Animal studies also frequently appear to be poorly designed. The predictive value of animal research might increase if study design improved, but this isn't certain. Even NIH Director Francis Collins recognized these concerns in a forward-thinking 2011 commentary, stating that, "The use of animal models for therapeutic development and target validation...may not accurately predict efficacy in humans." Given these issues, systematic reviews should become routine and strong statements about the utility of animal models should be tempered. This does not mean that animal research has never produced any or even many important medical benefits, but these claims require empirical validation, not simply repeated assertion.

It also means that scientists and science agencies should be much more aggressive about seeking and funding alternatives to animals in research. Support has certainly grown, but investment of money and human labor into non-animal alternatives has been paltry. Even with this limited investment, some impressive advances are being made — witness the ongoing development of "organs on a chip" — but much more needs to be done, with more money behind it, and with more of a sense of haste.

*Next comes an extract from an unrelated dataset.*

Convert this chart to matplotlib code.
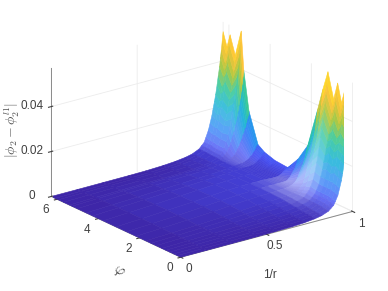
import numpy as np
import matplotlib
matplotlib.use("Agg")
import matplotlib.pyplot as plt
from matplotlib.colors import LinearSegmentedColormap

plt.rcParams['font.family'] = ['Liberation Sans', 'DejaVu Sans']
plt.rcParams['mathtext.fontset'] = 'cm'

x_ticks = [0, 0.5, 1]
y_ticks = [0, 2, 4, 6]
z_ticks = [0, 0.02, 0.04]
x_tick_labels = ['0', '0.5', '1']
y_tick_labels = ['0', '2', '4', '6']
z_tick_labels = ['0', '0.02', '0.04']

phi_frac = [0, .027, .054, .085, .115, .146, .19, .23, .27, .346, .42, .5, .6, .68, .73, .8, .84, .86, .906, .946, .97, 1]
inv_r = [0, .15, .3, .45, .55, .65, .72, .78, .82, .86, .875, .89, .9, .915, .925, .935, .942, .95, .957, .965, .972, .98, .985, .99, .995, 1]
# values in units of 1e-3; one row per inv_r node
z_rows = [
 [0]*22,
 [0,.1,.15,.2,.25,.3,.35,.4,.45,.5,.55,.6,.6,.55,.5,.4,.35,.3,.2,.15,.1,0],
 [.05,.15,.25,.35,.45,.55,.7,.8,.9,1.1,1.2,1.3,1.2,1.1,1,.8,.7,.5,.4,.25,.15,.05],
 [.1,.25,.4,.55,.7,.85,1.1,1.3,1.5,1.8,2,2,1.9,1.7,1.5,1.2,.9,.7,.5,.3,.2,.1],
 [.2,.35,.55,.75,.95,1.2,1.5,1.8,2.1,2.4,2.6,2.6,2.4,2.1,1.8,1.4,1.1,.8,.6,.4,.3,.2],
 [.4,.6,.8,1,1.3,1.6,2,2.3,2.6,2.9,3.1,3.1,2.9,2.5,2.2,1.7,1.3,1,.9,.7,.6,.5],
 [.7,.9,1.1,1.3,1.6,1.9,2.3,2.6,2.9,3.2,3.3,3.3,3.1,2.8,2.4,1.9,1.5,1.3,1.2,1.1,1,.9],
 [1.2,1.4,1.6,1.8,2,2.3,2.6,2.9,3.1,3.3,3.4,3.4,3.3,3,2.7,2.2,1.9,1.8,1.7,1.6,1.6,1.5],
 [1.8,2,2.2,2.4,2.6,2.8,3,3.2,3.3,3.4,3.5,3.4,3.4,3.2,3,2.6,2.4,2.3,2.3,2.3,2.3,2.2],
 [3,3.2,3.5,3.6,3.7,3.8,3.9,3.8,3.7,3.6,3.5,3.4,3.4,3.3,3.2,3,3.1,3.4,3.4,3.6,3.6,3.6],
 [4,4.3,4.7,4.8,4.8,4.9,5.2,4.6,4.1,3.7,3.5,3.3,3.3,3.3,3.3,3.3,3.8,4.4,4.4,4.8,4.8,4.8],
 [5,5.5,6,6,6,6,6.5,5.5,4.6,3.8,3.5,3.3,3.3,3.4,3.4,3.6,4.5,5.5,5.5,6,6,6],
 [6.5,7,7.5,7.5,7.5,7.5,8,7,5.5,4.1,3.5,3.2,3.3,3.4,3.5,4.2,5.7,7,7,7.5,7.5,8],
 [9,9.5,10,10,10,10,11,9,7,4.6,3.5,3.2,3.3,3.4,3.6,5,7.5,9.5,9.5,10,10,11],
 [12,12.5,13,13,13,13,14,12,9,5.2,3.6,3.2,3.3,3.5,3.9,6,9.5,12.5,12,13,13,14],
 [15,16,17,16,17,16,18,15,12,6,3.8,3.2,3.3,3.6,4.2,7.5,12,16,15,16,16,17],
 [18,19,20,19,20,19,21,18,14,7,4.2,3.3,3.4,3.9,4.6,8.5,14,19,17,19,18,20],
 [22,23,24,22,24,22,25,21,16,8.5,4.8,3.5,3.5,4.2,5,10,17,23,20,22,21,23],
 [25,26,27,25,27,25,29,24,18,9.5,5.5,3.8,3.7,4.6,5.5,11,19,26,23,25,24,26],
 [28,29,30,28,30,28,33,27,21,11,6.5,4.2,3.9,5,6,13,22,30,26,29,27,30],
 [31,32,34,31,34,31,37,30,24,12,7.3,4.6,4.2,5.5,6.8,14,25,34,29,33,30,34],
 [34,36,38,34,38,34,41,34,27,14,8.2,5,4.6,6,7.5,16,28,38,32,37,34,38],
 [37,39,42,37,42,37,44,37,29,15,9,5.3,5,6.5,8,18,31,42,35,41,37,42],
 [40,43,46,40,46,40,48,41,32,17,10,5.6,5.5,7,9,20,34,47,38,45,40,45],
 [44,46,50,43,50,43,52,44,35,18,11,5.8,6,7.5,9.5,21,37,52,42,49,44,49],
 [47,50,54,46,54,46,57,48,38,20,12,6,6.5,8,10,23,40,57,45,53,47,53],
]

parula = LinearSegmentedColormap.from_list('parula', [
    (0.00, (0.2422, 0.1504, 0.6603)), (0.10, (0.2810, 0.3228, 0.9579)),
    (0.22, (0.1786, 0.5289, 0.9682)), (0.38, (0.0689, 0.6948, 0.8394)),
    (0.52, (0.2161, 0.7843, 0.5923)), (0.66, (0.6720, 0.7793, 0.2227)),
    (0.80, (0.9970, 0.7659, 0.2199)), (1.00, (0.9769, 0.9839, 0.0805))])

X, Y = np.meshgrid(inv_r, np.array(phi_frac) * 2 * np.pi, indexing='ij')
Z = np.array(z_rows, dtype=float) * 1e-3

fig = plt.figure(figsize=(3.88, 2.91), dpi=100)
ax = fig.add_axes([4 / 388, 2 / 291, 1, 1], projection='3d', proj_type='ortho')
ax.view_init(elev=20.7, azim=-127)
ax.set_box_aspect((1, 1, 0.64), zoom=1.114)
ax.patch.set_alpha(0)
fig.patch.set_facecolor('white')

zm = 0.25 * (Z[:-1, :-1] + Z[1:, :-1] + Z[:-1, 1:] + Z[1:, 1:])
cols = parula(np.clip(zm / 0.058, 0, 1))
# the dense mesh thins out on the walls of the spikes and lets white through
pm = 0.5 * (Y[:-1, :-1] + Y[:-1, 1:]) / (2 * np.pi)
um = 0.5 * (X[:-1, :-1] + X[1:, :-1])
near = np.clip((um - 0.74) / 0.18, 0, 1) * np.clip((0.995 - um) / 0.06, 0, 1)
near_wall = near * np.clip((0.55 - pm) / 0.2, 0, 1) * (0.2 + 0.35 * np.clip((pm - 0.12) / 0.08, 0, 1))
far = np.clip((um - 0.84) / 0.06, 0, 1) * np.clip((0.995 - um) / 0.05, 0, 1)
far_wall = 0.22 * far * np.clip((pm - 0.66) / 0.1, 0, 1)
whiten = near_wall + far_wall
cols[..., :3] = cols[..., :3] * (1 - whiten[..., None]) + whiten[..., None]
surf = ax.plot_surface(X, Y, Z, facecolors=cols, shade=False, rstride=1, cstride=1,
                       linewidth=0, antialiased=True)
surf.set_edgecolor(cols.reshape(-1, 4))
surf.set_linewidth(0.4)

ax.set_xlim(0, 1)
ax.set_ylim(0, 2 * np.pi)
ax.set_zlim(0, 0.0573)
ax.set_xticks(x_ticks, x_tick_labels)
ax.set_yticks(y_ticks, y_tick_labels)
ax.set_zticks(z_ticks, z_tick_labels)
ax.tick_params(labelsize=8.5, colors='#404040', pad=-1)
for axis_, va in ((ax.xaxis, 'center'), (ax.yaxis, 'center'), (ax.zaxis, 'center')):
    for t in axis_.get_major_ticks():
        t.label1.set_va(va)
for a in (ax.xaxis, ax.yaxis, ax.zaxis):
    a.set_pane_color((1, 1, 1, 0))
    a.pane.set_edgecolor((1, 1, 1, 0))
    a._axinfo['grid'].update(color='#ececec', linewidth=0.6)
    a.line.set_color('#8a8a8a')
    a.line.set_linewidth(0.7)

W, H = 388, 291
fig.text(270 / W, 1 - 275 / H, '1/r', fontsize=8.5, color='#404040', ha='center', va='center')
fig.text(118 / W, 1 - 272 / H, r'$\varphi$', fontsize=11, color='#404040', ha='center', va='center', rotation=-30)
fig.text(12 / W, 1 - 130 / H, r'$|\phi_2-\phi_2^{l1}|$', fontsize=10, color='#505050', ha='center', va='center', rotation=90)

fig.savefig('out.png', dpi=100)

Beyond funding, the scientific community simply needs to adopt a better attitude toward innovation in alternatives, or else their limitations will continue to be a self-fulfilling prophecy. This is science — a discipline with a remarkable history of achievement and innovation despite significant technical challenges. Where are the editorials galvanizing the scientific community to continue to innovate without animals? Where is the Human Genome Project-type investment in alternatives? To say that animal models are "necessary" when alternatives are not aggressively pursued seems a bit dishonest. And given the amount of harm caused to animals in research—whether you think it's justified or not—we should all want the alternatives field to grow.

Literally thousands of books and peer-reviewed papers have been written on the extent of our moral obligations to animals. As a field that is dedicated to rigorous inquiry and rational thought, the scientific community should take seriously the vast philosophy literature on these topics — the same field that gave rise to the conceptual foundations of science — rather than assertions and rhetoric. When it comes to animals and ethics, there have been very few serious attempts to engage the intellectual issues. Scientists can and should do better.

Samual Garner is a bioethicist living in Washington, DC. He is an associate fellow at the Oxford Centre for Animal Ethics and writes on human research ethics and animal ethics.